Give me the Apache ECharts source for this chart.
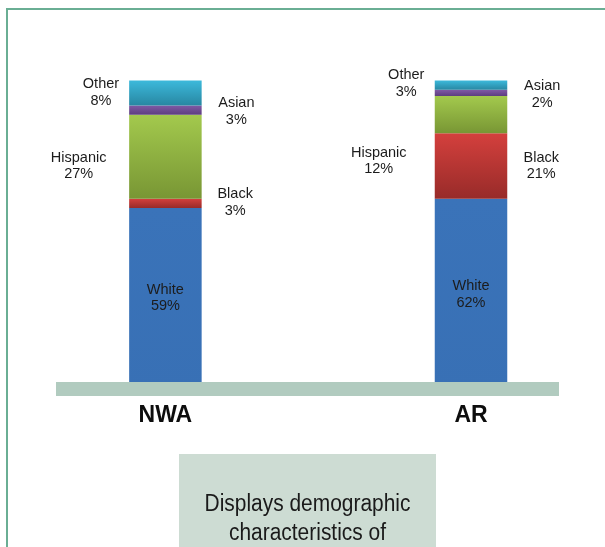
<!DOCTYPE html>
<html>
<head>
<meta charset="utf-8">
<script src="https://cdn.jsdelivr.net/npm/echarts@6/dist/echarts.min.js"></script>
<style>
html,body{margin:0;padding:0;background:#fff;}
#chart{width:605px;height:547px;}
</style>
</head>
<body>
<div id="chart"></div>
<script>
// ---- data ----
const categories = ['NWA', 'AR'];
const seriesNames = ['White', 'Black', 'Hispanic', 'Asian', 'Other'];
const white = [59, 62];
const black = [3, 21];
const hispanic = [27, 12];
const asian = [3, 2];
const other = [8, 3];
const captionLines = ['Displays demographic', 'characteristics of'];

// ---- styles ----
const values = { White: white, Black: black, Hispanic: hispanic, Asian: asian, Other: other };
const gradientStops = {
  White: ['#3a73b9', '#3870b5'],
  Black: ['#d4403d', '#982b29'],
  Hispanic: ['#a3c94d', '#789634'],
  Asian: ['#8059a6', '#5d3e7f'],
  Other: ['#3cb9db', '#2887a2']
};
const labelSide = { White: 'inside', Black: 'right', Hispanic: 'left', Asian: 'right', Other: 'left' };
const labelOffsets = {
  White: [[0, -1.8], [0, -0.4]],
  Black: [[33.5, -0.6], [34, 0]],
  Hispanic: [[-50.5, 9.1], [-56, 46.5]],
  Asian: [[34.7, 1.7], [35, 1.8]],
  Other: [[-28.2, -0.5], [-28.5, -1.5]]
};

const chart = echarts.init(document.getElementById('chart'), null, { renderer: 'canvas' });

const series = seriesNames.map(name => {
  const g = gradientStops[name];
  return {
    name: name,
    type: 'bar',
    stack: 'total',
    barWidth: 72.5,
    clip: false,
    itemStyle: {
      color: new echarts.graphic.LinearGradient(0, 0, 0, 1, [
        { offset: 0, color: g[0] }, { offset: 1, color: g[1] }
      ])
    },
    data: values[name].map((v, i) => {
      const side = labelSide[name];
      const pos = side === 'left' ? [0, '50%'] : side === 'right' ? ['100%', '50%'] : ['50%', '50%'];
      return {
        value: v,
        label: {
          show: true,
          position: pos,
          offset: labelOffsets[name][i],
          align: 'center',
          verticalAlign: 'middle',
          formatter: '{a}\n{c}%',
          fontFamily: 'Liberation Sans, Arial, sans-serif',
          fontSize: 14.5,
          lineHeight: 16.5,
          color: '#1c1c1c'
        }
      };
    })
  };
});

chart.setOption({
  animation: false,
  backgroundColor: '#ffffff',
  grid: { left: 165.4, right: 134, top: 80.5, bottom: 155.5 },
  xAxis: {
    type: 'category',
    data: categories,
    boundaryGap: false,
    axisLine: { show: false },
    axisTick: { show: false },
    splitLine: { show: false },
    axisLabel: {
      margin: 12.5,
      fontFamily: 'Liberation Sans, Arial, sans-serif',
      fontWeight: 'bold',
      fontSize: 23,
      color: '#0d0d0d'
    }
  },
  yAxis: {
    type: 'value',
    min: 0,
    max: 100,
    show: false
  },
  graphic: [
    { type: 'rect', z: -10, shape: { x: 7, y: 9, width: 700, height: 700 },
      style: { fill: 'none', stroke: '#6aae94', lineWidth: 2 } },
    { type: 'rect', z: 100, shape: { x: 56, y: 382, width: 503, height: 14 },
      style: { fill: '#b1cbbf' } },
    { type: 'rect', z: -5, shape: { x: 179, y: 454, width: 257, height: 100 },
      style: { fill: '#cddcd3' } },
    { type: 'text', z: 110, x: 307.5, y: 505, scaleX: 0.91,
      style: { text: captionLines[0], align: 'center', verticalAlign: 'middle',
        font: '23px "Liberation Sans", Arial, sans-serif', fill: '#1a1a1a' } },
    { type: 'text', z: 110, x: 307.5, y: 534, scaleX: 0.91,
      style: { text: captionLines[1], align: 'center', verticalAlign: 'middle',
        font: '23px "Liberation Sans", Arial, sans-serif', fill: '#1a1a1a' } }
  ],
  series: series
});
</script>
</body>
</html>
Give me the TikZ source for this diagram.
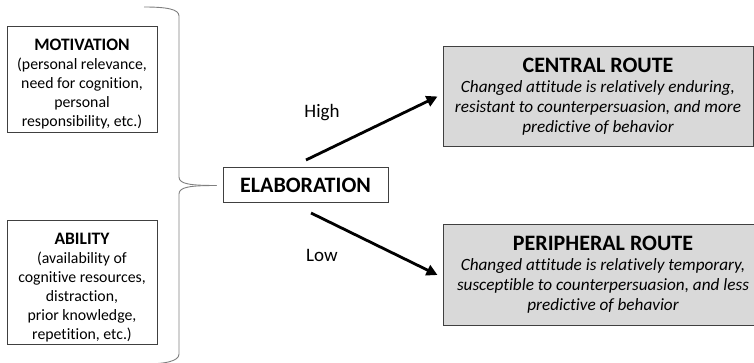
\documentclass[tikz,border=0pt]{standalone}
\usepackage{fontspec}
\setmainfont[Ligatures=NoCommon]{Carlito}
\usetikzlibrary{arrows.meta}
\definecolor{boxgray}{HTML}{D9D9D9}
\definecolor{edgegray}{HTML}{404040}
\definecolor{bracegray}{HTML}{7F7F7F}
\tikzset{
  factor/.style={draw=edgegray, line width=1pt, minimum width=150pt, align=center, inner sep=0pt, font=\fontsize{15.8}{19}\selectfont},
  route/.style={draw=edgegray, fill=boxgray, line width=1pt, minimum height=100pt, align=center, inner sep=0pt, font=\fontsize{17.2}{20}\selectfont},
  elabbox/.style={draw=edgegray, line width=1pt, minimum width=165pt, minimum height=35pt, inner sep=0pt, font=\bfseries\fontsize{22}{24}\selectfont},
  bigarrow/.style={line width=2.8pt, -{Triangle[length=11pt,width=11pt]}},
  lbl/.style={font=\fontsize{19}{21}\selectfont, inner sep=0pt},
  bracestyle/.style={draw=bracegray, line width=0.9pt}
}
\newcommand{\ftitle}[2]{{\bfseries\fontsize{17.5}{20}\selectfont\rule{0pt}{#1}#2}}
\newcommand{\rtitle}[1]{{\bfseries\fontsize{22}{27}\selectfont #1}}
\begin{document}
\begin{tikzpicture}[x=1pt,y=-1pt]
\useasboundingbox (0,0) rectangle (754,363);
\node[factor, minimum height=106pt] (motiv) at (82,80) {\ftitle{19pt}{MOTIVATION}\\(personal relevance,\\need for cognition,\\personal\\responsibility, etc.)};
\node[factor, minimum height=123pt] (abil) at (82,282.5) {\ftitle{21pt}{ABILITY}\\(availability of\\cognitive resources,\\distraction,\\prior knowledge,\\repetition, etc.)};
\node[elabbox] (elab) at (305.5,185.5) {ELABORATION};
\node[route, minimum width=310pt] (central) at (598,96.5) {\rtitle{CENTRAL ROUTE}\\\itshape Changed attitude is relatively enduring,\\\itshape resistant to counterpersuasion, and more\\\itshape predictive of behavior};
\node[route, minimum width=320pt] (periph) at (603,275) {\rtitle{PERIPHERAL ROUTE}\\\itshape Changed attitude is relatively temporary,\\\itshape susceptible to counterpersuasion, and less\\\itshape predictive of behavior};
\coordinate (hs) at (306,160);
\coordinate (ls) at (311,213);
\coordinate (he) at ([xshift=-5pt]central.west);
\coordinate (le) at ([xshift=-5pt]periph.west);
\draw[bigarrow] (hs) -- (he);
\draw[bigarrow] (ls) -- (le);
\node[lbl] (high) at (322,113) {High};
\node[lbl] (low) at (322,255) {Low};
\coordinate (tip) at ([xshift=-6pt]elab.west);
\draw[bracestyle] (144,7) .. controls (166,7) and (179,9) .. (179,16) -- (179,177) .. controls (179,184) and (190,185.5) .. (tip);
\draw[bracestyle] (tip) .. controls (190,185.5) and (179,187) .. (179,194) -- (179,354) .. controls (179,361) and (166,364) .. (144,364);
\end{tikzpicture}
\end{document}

TASK DETAILS: Quote the material in full and exactly; do not carry over its pictures.

RESULT OF THE EXERCISE:
Give me the Apache ECharts source for this chart.
<!DOCTYPE html>
<html>
<head>
<meta charset="utf-8">
<script src="https://cdn.jsdelivr.net/npm/echarts@6/dist/echarts.min.js"></script>
<style>
html,body{margin:0;padding:0;background:#fff;}
#chart{width:605px;height:547px;}
</style>
</head>
<body>
<div id="chart"></div>
<script>
// ---- data ----
const categories = ['NWA', 'AR'];
const seriesNames = ['White', 'Black', 'Hispanic', 'Asian', 'Other'];
const white = [59, 62];
const black = [3, 21];
const hispanic = [27, 12];
const asian = [3, 2];
const other = [8, 3];
const captionLines = ['Displays demographic', 'characteristics of'];

// ---- styles ----
const values = { White: white, Black: black, Hispanic: hispanic, Asian: asian, Other: other };
const gradientStops = {
  White: ['#3a73b9', '#3870b5'],
  Black: ['#d4403d', '#982b29'],
  Hispanic: ['#a3c94d', '#789634'],
  Asian: ['#8059a6', '#5d3e7f'],
  Other: ['#3cb9db', '#2887a2']
};
const labelSide = { White: 'inside', Black: 'right', Hispanic: 'left', Asian: 'right', Other: 'left' };
const labelOffsets = {
  White: [[0, -1.8], [0, -0.4]],
  Black: [[33.5, -0.6], [34, 0]],
  Hispanic: [[-50.5, 9.1], [-56, 46.5]],
  Asian: [[34.7, 1.7], [35, 1.8]],
  Other: [[-28.2, -0.5], [-28.5, -1.5]]
};

const chart = echarts.init(document.getElementById('chart'), null, { renderer: 'canvas' });

const series = seriesNames.map(name => {
  const g = gradientStops[name];
  return {
    name: name,
    type: 'bar',
    stack: 'total',
    barWidth: 72.5,
    clip: false,
    itemStyle: {
      color: new echarts.graphic.LinearGradient(0, 0, 0, 1, [
        { offset: 0, color: g[0] }, { offset: 1, color: g[1] }
      ])
    },
    data: values[name].map((v, i) => {
      const side = labelSide[name];
      const pos = side === 'left' ? [0, '50%'] : side === 'right' ? ['100%', '50%'] : ['50%', '50%'];
      return {
        value: v,
        label: {
          show: true,
          position: pos,
          offset: labelOffsets[name][i],
          align: 'center',
          verticalAlign: 'middle',
          formatter: '{a}\n{c}%',
          fontFamily: 'Liberation Sans, Arial, sans-serif',
          fontSize: 14.5,
          lineHeight: 16.5,
          color: '#1c1c1c'
        }
      };
    })
  };
});

chart.setOption({
  animation: false,
  backgroundColor: '#ffffff',
  grid: { left: 165.4, right: 134, top: 80.5, bottom: 155.5 },
  xAxis: {
    type: 'category',
    data: categories,
    boundaryGap: false,
    axisLine: { show: false },
    axisTick: { show: false },
    splitLine: { show: false },
    axisLabel: {
      margin: 12.5,
      fontFamily: 'Liberation Sans, Arial, sans-serif',
      fontWeight: 'bold',
      fontSize: 23,
      color: '#0d0d0d'
    }
  },
  yAxis: {
    type: 'value',
    min: 0,
    max: 100,
    show: false
  },
  graphic: [
    { type: 'rect', z: -10, shape: { x: 7, y: 9, width: 700, height: 700 },
      style: { fill: 'none', stroke: '#6aae94', lineWidth: 2 } },
    { type: 'rect', z: 100, shape: { x: 56, y: 382, width: 503, height: 14 },
      style: { fill: '#b1cbbf' } },
    { type: 'rect', z: -5, shape: { x: 179, y: 454, width: 257, height: 100 },
      style: { fill: '#cddcd3' } },
    { type: 'text', z: 110, x: 307.5, y: 505, scaleX: 0.91,
      style: { text: captionLines[0], align: 'center', verticalAlign: 'middle',
        font: '23px "Liberation Sans", Arial, sans-serif', fill: '#1a1a1a' } },
    { type: 'text', z: 110, x: 307.5, y: 534, scaleX: 0.91,
      style: { text: captionLines[1], align: 'center', verticalAlign: 'middle',
        font: '23px "Liberation Sans", Arial, sans-serif', fill: '#1a1a1a' } }
  ],
  series: series
});
</script>
</body>
</html>
Give me the TikZ source for this diagram.
\documentclass[tikz,border=0pt]{standalone}
\usepackage{fontspec}
\setmainfont[Ligatures=NoCommon]{Carlito}
\usetikzlibrary{arrows.meta}
\definecolor{boxgray}{HTML}{D9D9D9}
\definecolor{edgegray}{HTML}{404040}
\definecolor{bracegray}{HTML}{7F7F7F}
\tikzset{
  factor/.style={draw=edgegray, line width=1pt, minimum width=150pt, align=center, inner sep=0pt, font=\fontsize{15.8}{19}\selectfont},
  route/.style={draw=edgegray, fill=boxgray, line width=1pt, minimum height=100pt, align=center, inner sep=0pt, font=\fontsize{17.2}{20}\selectfont},
  elabbox/.style={draw=edgegray, line width=1pt, minimum width=165pt, minimum height=35pt, inner sep=0pt, font=\bfseries\fontsize{22}{24}\selectfont},
  bigarrow/.style={line width=2.8pt, -{Triangle[length=11pt,width=11pt]}},
  lbl/.style={font=\fontsize{19}{21}\selectfont, inner sep=0pt},
  bracestyle/.style={draw=bracegray, line width=0.9pt}
}
\newcommand{\ftitle}[2]{{\bfseries\fontsize{17.5}{20}\selectfont\rule{0pt}{#1}#2}}
\newcommand{\rtitle}[1]{{\bfseries\fontsize{22}{27}\selectfont #1}}
\begin{document}
\begin{tikzpicture}[x=1pt,y=-1pt]
\useasboundingbox (0,0) rectangle (754,363);
\node[factor, minimum height=106pt] (motiv) at (82,80) {\ftitle{19pt}{MOTIVATION}\\(personal relevance,\\need for cognition,\\personal\\responsibility, etc.)};
\node[factor, minimum height=123pt] (abil) at (82,282.5) {\ftitle{21pt}{ABILITY}\\(availability of\\cognitive resources,\\distraction,\\prior knowledge,\\repetition, etc.)};
\node[elabbox] (elab) at (305.5,185.5) {ELABORATION};
\node[route, minimum width=310pt] (central) at (598,96.5) {\rtitle{CENTRAL ROUTE}\\\itshape Changed attitude is relatively enduring,\\\itshape resistant to counterpersuasion, and more\\\itshape predictive of behavior};
\node[route, minimum width=320pt] (periph) at (603,275) {\rtitle{PERIPHERAL ROUTE}\\\itshape Changed attitude is relatively temporary,\\\itshape susceptible to counterpersuasion, and less\\\itshape predictive of behavior};
\coordinate (hs) at (306,160);
\coordinate (ls) at (311,213);
\coordinate (he) at ([xshift=-5pt]central.west);
\coordinate (le) at ([xshift=-5pt]periph.west);
\draw[bigarrow] (hs) -- (he);
\draw[bigarrow] (ls) -- (le);
\node[lbl] (high) at (322,113) {High};
\node[lbl] (low) at (322,255) {Low};
\coordinate (tip) at ([xshift=-6pt]elab.west);
\draw[bracestyle] (144,7) .. controls (166,7) and (179,9) .. (179,16) -- (179,177) .. controls (179,184) and (190,185.5) .. (tip);
\draw[bracestyle] (tip) .. controls (190,185.5) and (179,187) .. (179,194) -- (179,354) .. controls (179,361) and (166,364) .. (144,364);
\end{tikzpicture}
\end{document}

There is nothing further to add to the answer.